Varen met Arend

Mijn goede vriend vroeg me mee varen en ik ging mee onder één voorwaarde: het nieuws en het C-woord zouden aan wal moeten blijven. Daar moest hij over nadenken aangezien hij graag en veel zijn mening deelt. Ik ben het overigens lang niet altijd met hem oneens; uitsluiting op basis van medische gegevens, sterk opgevoerde dwang tot het zetten van een prik waarvan we inmiddels al weten dat je er niet minder besmettelijk door bent. Een vaccinatiegraad die kostte wat kost omhoog moet, desnoods door de druk op jongeren op te voeren, maar waarom eigenlijk? De slogan: ‘Je doet het voor een ander’ klopt niet meer als je gevaccineerd het virus nog steeds overdraagt.

Ik liet mezelf lekprikken in de hoop daarmee terug over te kunnen tot de orde van de dag, maar niets is minder waar. Ineens bevind ik mij ongevraagd in een kamp en zitten mijn vrienden in het andere kamp. In het kader van overbruggen is het vast goed om samen in een bootje te gaan zitten. ‘Oké, tien minuten discussie per dag dan als compromis. Als je maar niet gaat zeggen dat ik geprikt en wel de herfst niet zal halen. Dat is zo’n ongezellige gedachte.’ Arend grijnst naar me: ‘Dat is precies waarom ik wil zeilen met jou, Willem. Een afscheidsreis.’ Hij lacht hard en schenkt me een Berenburg in.

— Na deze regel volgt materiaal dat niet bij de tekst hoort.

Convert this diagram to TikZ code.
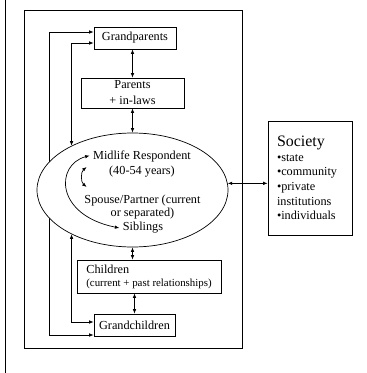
\documentclass[tikz,border=0pt]{standalone}
\usepackage{fontspec}
\setmainfont{Liberation Serif}
\usetikzlibrary{arrows.meta,positioning,shapes.geometric,backgrounds}

\begin{document}
\begin{tikzpicture}[
    x=1bp, y=-1bp,
    font=\fontsize{12.3}{14.6}\selectfont,
    >={Latex[length=4.5bp,width=3.5bp]},
    box/.style={draw, line width=0.7bp, inner sep=0pt, align=center},
    link/.style={line width=0.7bp, <->}
  ]
    \useasboundingbox (0,0) rectangle (367,373);
    \draw[line width=1.6bp] (5.5,0) -- (5.5,373);

    \node[box, minimum width=218bp, minimum height=338bp] (family) at (133,179) {};
    \node[box, minimum width=82bp, minimum height=22bp] (gp) at (135,38) {Grandparents};
    \node[box, minimum width=103bp, minimum height=30bp] (par) at (132.5,93) {Parents\\[1.5pt]+ in-laws};
    \node[box, ellipse, fill=white, minimum width=191bp, minimum height=114bp] (ell) at (132.5,190) {};
    \node[box, align=left, minimum width=144bp, minimum height=33bp] (chi) at (149,276.5)
      {Children\\[-1.5pt]{\fontsize{10.9}{13}\selectfont (current + past relationships)}};
    \node[box, minimum width=81bp, minimum height=22bp] (gch) at (134.5,325) {Grandchildren};
    \node[box, align=left, text width=66bp, inner xsep=9bp, minimum height=114bp] (soc) at (310,178)
      {{\fontsize{16}{18}\selectfont Society}\\ \textbullet state\\ \textbullet community\\ \textbullet private\\ institutions\\ \textbullet individuals};

    % inside the ellipse
    \node[align=center] (mid) at (142,164) {Midlife Respondent\\(40-54 years)};
    \node[align=center] (sp) at (142.5,207) {Spouse/Partner (current\\[-1pt]or separated)};
    \node (sib) at (143,228) {Siblings};

    \draw[link] ([yshift=-8bp]mid.north west) .. controls (55,165) and (55,215) .. (sib.west);
    \draw[link] ([shift={(-3,3)}]mid.west) to[bend right=50] ++(0,20);

    \draw[link] (par.north) -- (par.north |- gp.south);
    \draw[link] (par.south) -- (ell.north);
    \draw[link] (ell.south) -- (ell.south |- chi.north);
    \draw[link] (gch.north) -- (gch.north |- chi.south);
    \draw[link] (ell.4) -- (ell.4 -| soc.west);
    \draw[link] ([yshift=-5bp]gp.west) -| (ell.144);
    \draw[link] (ell.216) |- ([yshift=3bp]gch.west);
    \begin{scope}[on background layer]
      \draw[link] ([yshift=6bp]gp.west) -- ++(-44,0) |- ([yshift=-10bp]gch.west);
    \end{scope}
  \end{tikzpicture}
\end{document}
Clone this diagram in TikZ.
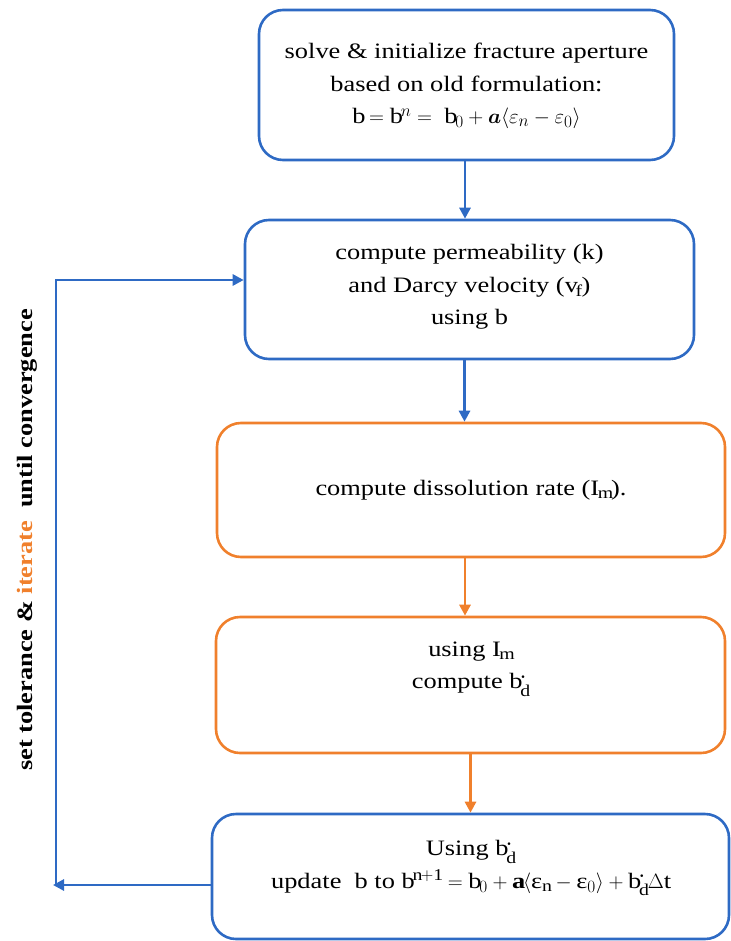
\documentclass[tikz,border=0pt]{standalone}
\usepackage{amsmath}
\usepackage{fontspec}
\setmainfont{Liberation Serif}[FakeStretch=1.2]
\usetikzlibrary{arrows.meta,calc}
\DeclareMathSizes{22}{22}{16.5}{12}
\definecolor{boxblue}{RGB}{46,106,196}
\definecolor{boxorange}{RGB}{240,128,44}
\newcommand{\bdot}{\mathrm{b}^{\boldsymbol{\cdot}}_{\mathrm{d}}}
\begin{document}
\begin{tikzpicture}[x=1pt,y=-1pt,
  font=\fontsize{22}{32.5}\selectfont,
  boxshape/.style={draw,line width=2.6pt,rounded corners=24pt,inner sep=0pt,fill=white},
  bluebox/.style={boxshape,draw=boxblue},
  orangebox/.style={boxshape,draw=boxorange},
  boxtext/.style={align=center,inner sep=0pt},
  arr/.style={line width=2.8pt,-{Triangle[length=11pt,width=11pt]}},
  bluearr/.style={arr,draw=boxblue},
  orangearr/.style={arr,draw=boxorange}]
\useasboundingbox (0,0) rectangle (730,941);
% boxes
\node[bluebox,minimum width=415pt,minimum height=150pt] (b1) at (466.5,85) {};
\node[bluebox,minimum width=449pt,minimum height=139pt] (b2) at (469.5,289.5) {};
\node[orangebox,minimum width=508pt,minimum height=134pt] (b3) at (471,490) {};
\node[orangebox,minimum width=509pt,minimum height=136pt] (b4) at (470.5,685) {};
\node[bluebox,minimum width=517pt,minimum height=125pt] (b5) at (470.5,876.5) {};
% texts
\node[boxtext] (t1) at (466.5,86) {solve \& initialize fracture aperture\\
  based on old formulation:\\
  $\mathrm{b}=\mathrm{b}^{n}=\ \mathrm{b}_{0}+\boldsymbol{a}\langle\varepsilon_{n}-\varepsilon_{0}\rangle$};
\node[boxtext] (t2) at (469.5,287) {compute permeability (k)\\
  and Darcy velocity ($\mathrm{v}_{\mathrm{f}}$)\\
  using b};
\node[boxtext] (t3) at (471,490) {compute dissolution rate ($\mathrm{I}_{\mathrm{m}}$).};
\node[boxtext] (t4) at (470.5,669) {using $\mathrm{I}_{\mathrm{m}}$\\
  compute $\bdot$};
\node[boxtext] (t5) at (470.5,868) {Using $\bdot$\\
  update\ \ b to $\mathrm{b}^{\mathrm{n+1}}=\mathrm{b}_{0}+\mathbf{a}\langle\text{ε}_{\mathrm{n}}-\text{ε}_{0}\rangle+\bdot\Delta\mathrm{t}$};
% label
\node[rotate=90,inner sep=0pt] (lbl) at (27,540) {\bfseries set tolerance \& \textcolor{boxorange}{iterate}\ \ until convergence};
% connectors
\draw[bluearr] ($(b1.south)+(-1.5,0)$) -- ($(b1.south |- b2.north)+(-1.5,0)$);
\draw[bluearr] ($(b2.south)+(-5,0)$) -- ($(b2.south |- b3.north)+(-5,0)$);
\draw[orangearr] ($(b3.south)+(-6,0)$) -- ($(b3.south |- b4.north)+(-6,0)$);
\draw[orangearr] (b4.south) -- (b4.south |- b5.north);
\coordinate (c1) at (53,885);
\coordinate (c2) at (56,280);
\draw[bluearr] (c1 -| b5.west) -- (c1);
\draw[bluearr] (c2 |- c1) -- (c2) -- (c2 -| b2.west);
\end{tikzpicture}
\end{document}
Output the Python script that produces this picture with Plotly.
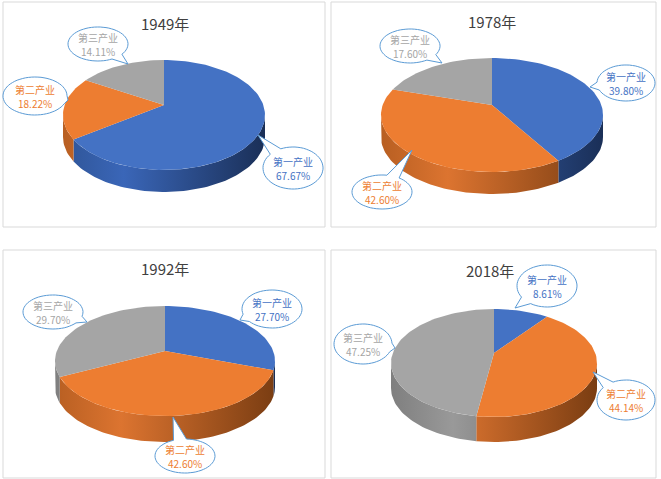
import math
import plotly.graph_objects as go

# 三次产业占GDP比重 (%)
years = ["1949年", "1978年", "1992年", "2018年"]
industries = ["第一产业", "第二产业", "第三产业"]
share_1949 = [67.67, 18.22, 14.11]
share_1978 = [39.80, 42.60, 17.60]
share_1992 = [27.70, 42.60, 29.70]
share_2018 = [8.61, 44.14, 47.25]
shares = [share_1949, share_1978, share_1992, share_2018]

top_colors = ["#4472C4", "#ED7D31", "#A5A5A5"]
side_scales = [
    [[0, "#2F5597"], [0.3, "#3A66B8"], [1, "#1A2F57"]],
    [[0, "#B85F22"], [0.3, "#DC7430"], [1, "#7A3D12"]],
    [[0, "#7F7F7F"], [0.3, "#999999"], [1, "#595959"]],
]
label_colors = ["#4472C4", "#ED7D31", "#A5A5A5"]

# pie placement (pixels): cx, cy, rx, ry, depth
pies = [
    (164, 115, 101, 55, 22),
    (492, 115, 111, 57, 22),
    (165, 361, 110, 55, 26),
    (494, 363, 103, 54, 25),
]
titles_xy = [(165, 23), (492, 21), (165, 268), (490, 270)]
panels = [(3, 2, 325, 227), (331, 2, 656, 227), (3, 250, 325, 478), (331, 250, 656, 478)]

# callout bubbles: (cx, cy, rx, ry, tip_x, tip_y) per industry
bubbles = [
    [(293, 168, 30, 21, 258, 135), (35, 96, 32, 19, 68, 100), (98, 44, 30, 17, 128, 64)],
    [(626, 83, 29, 18, 590, 87), (382, 192, 30, 17, 412, 150), (410, 46, 30, 17, 442, 63)],
    [(272, 309, 30, 19, 240, 320), (185, 456, 30, 17, 173, 417), (53, 312, 30, 17, 87, 322)],
    [(547, 286, 30, 21, 515, 308), (626, 400, 29, 20, 593, 372), (363, 344, 29, 20, 395, 348)],
]

APEX_UP = 10


def arc(cx, cy, rx, ry, a, b, dy=0):
    n = max(int(abs(b - a) / 2), 2)
    xs, ys = [], []
    for i in range(n + 1):
        t = math.radians(a + (b - a) * i / n)
        xs.append(cx + rx * math.sin(t))
        ys.append(cy - ry * math.cos(t) + dy)
    return xs, ys


fig = go.Figure()

for p, vals in enumerate(shares):
    cx, cy, rx, ry, depth = pies[p]
    total = sum(vals)
    bounds = []
    acc = 0
    for v in vals:
        a = acc / total * 360
        acc += v
        bounds.append((a, acc / total * 360))

    # side walls (front half only)
    for k, (a, b) in enumerate(bounds):
        s, e = max(a, 90), min(b, 270)
        if e <= s:
            continue
        xt, yt = arc(cx, cy, rx, ry, s, e)
        xb, yb = arc(cx, cy, rx, ry, e, s, dy=depth)
        fig.add_trace(go.Scatter(
            x=xt + xb, y=yt + yb, fill="toself", mode="lines",
            line=dict(width=0), fillcolor=top_colors[k],
            fillgradient=dict(type="horizontal", colorscale=side_scales[k],
                              start=cx - rx, stop=cx + rx),
            hoverinfo="skip", showlegend=False))

    # top faces
    for k, (a, b) in enumerate(bounds):
        xs, ys = arc(cx, cy, rx, ry, a, b)
        fig.add_trace(go.Scatter(
            x=[cx] + xs + [cx], y=[cy - APEX_UP] + ys + [cy - APEX_UP],
            fill="toself", mode="lines", line=dict(width=0),
            fillcolor=top_colors[k], hoverinfo="skip", showlegend=False))


def bubble_path(bx, by, brx, bry, tx, ty, half=0.22):
    phi = math.atan2((ty - by) / bry, (tx - bx) / brx)
    n = 60
    pts = []
    for i in range(n + 1):
        t = phi + half + (2 * math.pi - 2 * half) * i / n
        pts.append((bx + brx * math.cos(t), by + bry * math.sin(t)))
    d = "M " + " L ".join(f"{x:.1f},{y:.1f}" for x, y in pts)
    return d + f" L {tx},{ty} Z"


shapes = []
annotations = []
for (x0, y0, x1, y1) in panels:
    shapes.append(dict(type="rect", xref="x", yref="y", x0=x0, y0=y0, x1=x1, y1=y1,
                       line=dict(color="#D9D9D9", width=1), layer="below"))

for p, vals in enumerate(shares):
    tx, ty = titles_xy[p]
    annotations.append(dict(x=tx, y=ty, xref="x", yref="y", text=years[p],
                            showarrow=False,
                            font=dict(size=15, color="#404040", family="Noto Sans CJK SC")))
    for k, v in enumerate(vals):
        bx, by, brx, bry, px, py = bubbles[p][k]
        shapes.append(dict(type="path", xref="x", yref="y",
                           path=bubble_path(bx, by, brx, bry, px, py),
                           fillcolor="white", line=dict(color="#5B9BD5", width=1)))
        lab_font = dict(size=10, color=label_colors[k], family="Noto Sans CJK SC")
        annotations.append(dict(x=bx, y=by - 7, xref="x", yref="y", text=industries[k],
                                showarrow=False, font=lab_font, borderpad=0))
        annotations.append(dict(x=bx, y=by + 7.5, xref="x", yref="y", text=f"{v:.2f}%",
                                showarrow=False, font=lab_font, borderpad=0))

fig.update_layout(
    width=661, height=479,
    margin=dict(l=0, r=0, t=0, b=0),
    paper_bgcolor="white", plot_bgcolor="white",
    xaxis=dict(range=[0, 661], visible=False, fixedrange=True),
    yaxis=dict(range=[479, 0], visible=False, fixedrange=True),
    shapes=shapes, annotations=annotations,
)

fig.write_html("out.html", config={"displayModeBar": False},
               post_script="document.body.style.margin='0';")
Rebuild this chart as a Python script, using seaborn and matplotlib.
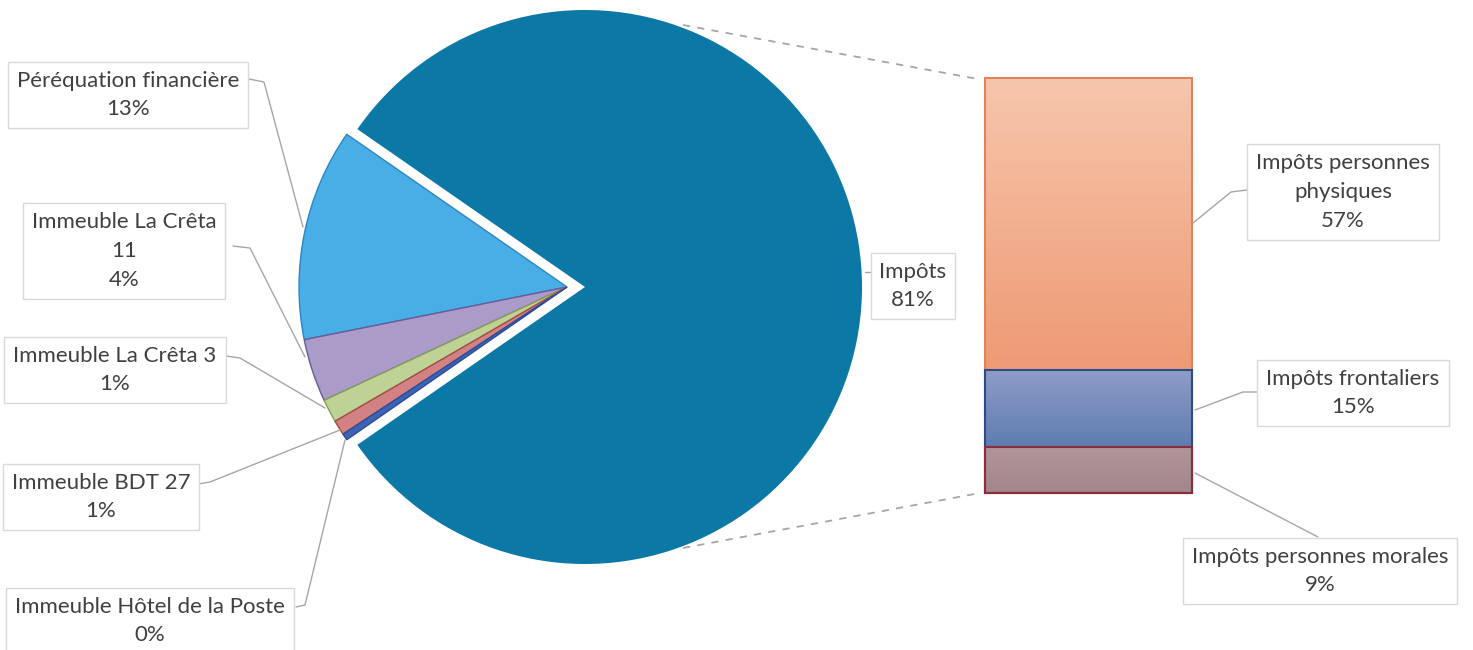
import numpy as np
import matplotlib
matplotlib.use("Agg")
import matplotlib.pyplot as plt
import matplotlib.colors as mcolors
import seaborn as sns

# ---------------- data ----------------
pie_labels = ["Impôts", "Péréquation financière", "Immeuble La Crêta\n11",
              "Immeuble La Crêta 3", "Immeuble BDT 27", "Immeuble Hôtel de la Poste"]
pie_values = [80.7, 12.8, 3.8, 1.4, 0.9, 0.4]
bar_labels = ["Impôts personnes\nphysiques", "Impôts frontaliers", "Impôts personnes morales"]
bar_values = [57, 15, 9]

# ---------------- style ----------------
sns.set_theme(style="white")
plt.rcParams["font.family"] = ["Lato", "DejaVu Sans"]

W, H = 1473, 650
fig = plt.figure(figsize=(W / 100, H / 100), dpi=100)
ax = fig.add_axes([0, 0, 1, 1])

pie_colors = ["#0C78A5", "#4AAEE6", "#AA9BC8", "#BED296", "#D28282", "#3D64B4"]
pie_edges = ["#0C78A5", "#2C86C4", "#6A5A9A", "#86A055", "#A84848", "#2A4C9C"]
bar_colors = ["#F1AA88", "#7D8CBA", "#A8898D"]
bar_grad = [("#F6C6AC", "#EE9A74"), ("#8E9CC8", "#5F7DB0"), ("#B0959A", "#A2868A")]
bar_edges = ["#E0825A", "#2A4C8C", "#8B2D3D"]
text_color = "#404040"
line_color = "#A6A6A6"
box_edge = "#D9D9D9"


def P(x, y):
    """pixel (y down) -> data coords (y up)"""
    return x, H - y


# ---------------- pie ----------------
total = sum(pie_values)
start = -pie_values[0] / total * 180.0
R = 268
cx, cy = P(567, 287)
explode = [18] + [0] * (len(pie_values) - 1)
wedges, _ = ax.pie(pie_values, colors=pie_colors, startangle=start, counterclock=True,
                   radius=R, center=(cx, cy), explode=explode,
                   wedgeprops=dict(linewidth=1.0))
for w, ec in zip(wedges, pie_edges):
    w.set_edgecolor(ec)
wedges[0].set_radius(277)
wedges[0].set_linewidth(0)

ax.set_xlim(0, W)
ax.set_ylim(0, H)
ax.set_aspect("auto")
ax.axis("off")

# ---------------- bar of pie ----------------
bx0, by0, bw, bh = 985, 78, 207, 415
axb = fig.add_axes([bx0 / W, (H - by0 - bh) / H, bw / W, bh / H])
cum = np.cumsum(bar_values[::-1])[::-1]
for val, col, ec in zip(cum, bar_colors, bar_edges):
    sns.barplot(x=[0], y=[val], color=col, width=1, saturation=1,
                edgecolor=ec, linewidth=1.5, ax=axb)
axb.set_xlim(-0.5, 0.5)
axb.set_ylim(0, sum(bar_values))
axb.axis("off")
bottoms = cum - np.array(bar_values)
for p, top, bot, (c_top, c_bot) in zip(axb.patches, cum, bottoms, bar_grad):
    p.set_clip_on(False)
    p.set_facecolor("none")
    p.set_zorder(3)
    cmap = mcolors.LinearSegmentedColormap.from_list("g", [c_bot, c_top])
    grad = np.linspace(1, 0, 64).reshape(-1, 1)
    axb.imshow(grad, cmap=cmap, extent=[-0.5, 0.5, bot, top], aspect="auto",
               zorder=2, vmin=0, vmax=1)
axb.set_xlim(-0.5, 0.5)
axb.set_ylim(0, sum(bar_values))

# ---------------- connector dashed lines ----------------
for (x1, y1), (x2, y2) in [((683, 25), (978, 79)), ((683, 548), (980, 493))]:
    ax.plot(*zip(P(x1, y1), P(x2, y2)), color="#A6A6A6", lw=1.3, ls=(0, (4, 4)))

# ---------------- labels ----------------
def pct(v, tot):
    return f"{v / tot * 100:.0f}%"

pie_text_pos = [(913, 286), (128, 95), (124, 251), (115, 370), (101, 497), (150, 621)]
pie_leaders = [
    [(865, 272), (878, 272)],
    [(249, 79), (264, 82), (303, 227)],
    [(233, 246), (250, 248), (305, 357)],
    [(226, 356), (240, 358), (325, 408)],
    [(198, 484), (210, 482), (340, 430)],
    [(296, 607), (305, 605), (345, 440)],
]
bar_text_pos = [(1343, 192), (1353, 393), (1320, 571)]
bar_leaders = [
    [(1193, 223), (1231, 192), (1247, 190)],
    [(1195, 410), (1243, 392), (1257, 392)],
    [(1195, 473), (1318, 537)],
]

box = dict(boxstyle="square,pad=0.4", fc="white", ec=box_edge, lw=1.0)


def draw_label(text, pos, leader):
    pts = [P(*q) for q in leader]
    ax.plot([q[0] for q in pts], [q[1] for q in pts], color=line_color, lw=1.0, zorder=3)
    ax.text(*P(*pos), text, ha="center", va="center", multialignment="center",
            fontsize=16, color=text_color, linespacing=1.55, bbox=box, zorder=5)


for lab, v, pos, ld in zip(pie_labels, pie_values, pie_text_pos, pie_leaders):
    draw_label(f"{lab}\n{pct(v, total)}", pos, ld)

for lab, v, pos, ld in zip(bar_labels, bar_values, bar_text_pos, bar_leaders):
    draw_label(f"{lab}\n{pct(v, total)}", pos, ld)

fig.savefig("out.png", dpi=100)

Het is een ouderwets Hollandse zomer, het bootje schommelt op de Friese meren en áls er af en toe een zonnestraal doorbreekt dan juichen we hard en gaan direct op zoek naar zwembroek en zonnebril. Ik ben de fokkenmaat en krijg genadeloos op mijn kop als ik het langwerpige en gevlochten ding in mijn hand een touw noem. We hannesen met de mast en gaffels voor ophaalbruggetjes die niet opgehaald worden voor twee oude knarren in een bootje. Ik zet koffie in het vooronder en voel hoe mijn stramme ledematen moeten wennen aan de kleine ruimte. We laten ons geselen door wind en regen. Iemand zegt ons dat er onweer op komst is, maar we hebben het onszelf verboden om ons druk te maken om buienradar. Met je boot in het water en je neus in de wind merk je vanzelf wel welk weer het is. We halen herinneringen op, contempleren de keuzes die we maakten, de koers die we voeren, vandaag en de afgelopen zeventig jaar. En o ja, die tien minuten, we zijn ze glad vergeten.